What's Happening?
Volvo has received approval from the U.S. Office of Information and Communications Technology and Services (ICTS) to continue importing connected vehicles into the United States. This decision allows Volvo, which is majority-owned by China's Geely Holding,
to bypass restrictions under the 'Securing the Information and Communications Technology and Services Supply Chain: Connected Vehicles' rule. The approval is crucial for Volvo as it enables the company to maintain its presence in the U.S. market despite potential regulatory hurdles.
Why It's Important?
The approval for Volvo to continue importing connected vehicles is significant as it underscores the complexities of international trade regulations, especially concerning technology and data security. This decision allows Volvo to sustain its operations in the U.S., a key market for the automaker.

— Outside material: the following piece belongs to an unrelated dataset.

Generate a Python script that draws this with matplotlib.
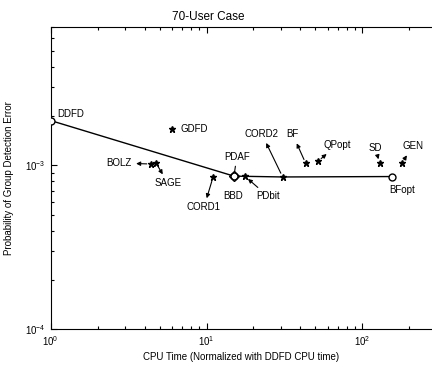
import matplotlib
matplotlib.use("Agg")
import matplotlib.pyplot as plt
from matplotlib.ticker import LogLocator, NullFormatter

# data
names = ["DDFD", "GDFD", "BOLZ", "SAGE", "CORD1", "BBD", "PDAF", "PDbit",
         "CORD2", "BF", "QPopt", "SD", "GEN", "BFopt"]
cpu_time = [1.0, 6.0, 4.4, 4.75, 11.0, 15.0, 15.0, 17.6,
            30.8, 43.3, 51.9, 129.0, 179.0, 154.0]
p_error = [1.88e-3, 1.66e-3, 1.02e-3, 1.03e-3, 8.45e-4, 8.6e-4, 8.6e-4, 8.6e-4,
           8.5e-4, 1.03e-3, 1.06e-3, 1.03e-3, 1.03e-3, 8.55e-4]
markers = ["o", "*", "*", "*", "*", "o", "D", "*",
           "*", "*", "*", "*", "*", "o"]

# best trade-off curve
front = ["DDFD", "BBD", "CORD2", "BFopt"]

# label placement (offset in points, alignment, arrow style or None)
layout = {
    "DDFD":  ((4.5, 5.0), "left", None),
    "GDFD":  ((5.8, 0.0), "left", None),
    "BOLZ":  ((-13.7, 0.7), "right", "<|-"),
    "SAGE":  ((8.6, -14.4), "center", "<|-"),
    "CORD1": ((-6.5, -21.6), "center", "<|-"),
    "BBD":   ((-0.7, -14.4), "center", None),
    "PDAF":  ((2.0, 13.7), "center", "-"),
    "PDbit": ((16.6, -14.4), "center", "-|>"),
    "CORD2": ((-15.0, 31.0), "center", "<|-"),
    "BF":    ((-9.4, 20.9), "center", "<|-"),
    "QPopt": ((13.7, 11.5), "center", "<|-"),
    "SD":    ((-2.9, 10.8), "center", "-|>"),
    "GEN":   ((7.9, 12.2), "center", "<|-"),
    "BFopt": ((7.9, -10.0), "center", None),
}

plt.rcParams["font.family"] = ["Liberation Sans", "DejaVu Sans"]

fig = plt.figure(figsize=(4.32, 3.67), dpi=100)
ax = fig.add_axes([0.1174, 0.1035, 0.8826, 0.8225])

fx = [cpu_time[names.index(n)] for n in front]
fy = [p_error[names.index(n)] for n in front]
ax.plot(fx, fy, "-", color="black", lw=1.0, zorder=2)

for n, x, y, m in zip(names, cpu_time, p_error, markers):
    if m == "o":
        ax.plot(x, y, m, ms=5, mfc="white", mec="black", mew=1.0, zorder=3)
    elif m == "D":
        ax.plot(x, y, m, ms=5, mfc="none", mec="black", mew=1.0, zorder=4)
    else:
        ax.plot(x, y, m, ms=5, color="black", zorder=3)

for n, x, y in zip(names, cpu_time, p_error):
    off, ha, style = layout[n]
    props = None
    if style is not None:
        props = dict(arrowstyle=style, color="black", lw=0.8,
                     shrinkA=1, shrinkB=3, mutation_scale=6)
    ax.annotate(n, xy=(x, y), xytext=off, textcoords="offset points",
                ha=ha, va="center", fontsize=7, arrowprops=props)

ax.set_xscale("log")
ax.set_yscale("log")
ax.set_xlim(1, 280)
ax.set_ylim(1e-4, 7e-3)
ax.yaxis.set_major_locator(LogLocator(base=10, numticks=10))
ax.yaxis.set_minor_locator(LogLocator(base=10, subs=range(2, 10), numticks=10))
ax.yaxis.set_minor_formatter(NullFormatter())
ax.xaxis.set_minor_formatter(NullFormatter())
ax.tick_params(which="both", direction="in", top=True, right=False,
               labelsize=7, width=0.8)
ax.tick_params(which="major", length=4)
ax.tick_params(which="minor", length=2)
ax.spines["right"].set_visible(False)

ax.set_title("70-User Case", fontsize=8.5, x=0.4125, pad=5)
ax.set_xlabel("CPU Time (Normalized with DDFD CPU time)", fontsize=7, labelpad=3)
ax.set_ylabel("Probability of Group Detection Error", fontsize=7, labelpad=8)

fig.savefig("out.png", dpi=100)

It also highlights the ongoing tension between the U.S. and China regarding technology imports and data security. The outcome of this approval could influence future trade policies and regulatory frameworks for other automakers with similar ownership structures.
What's Next?
Volvo will likely focus on ensuring compliance with U.S. regulations to avoid future disruptions in its import operations. The company may also engage in further discussions with U.S. officials to address any lingering concerns about data security and technology governance. Meanwhile, U.S. lawmakers may continue to push for stricter regulations on Chinese-owned companies, potentially leading to new legislative proposals. The automotive industry will be watching closely to see how these developments impact trade dynamics and market access.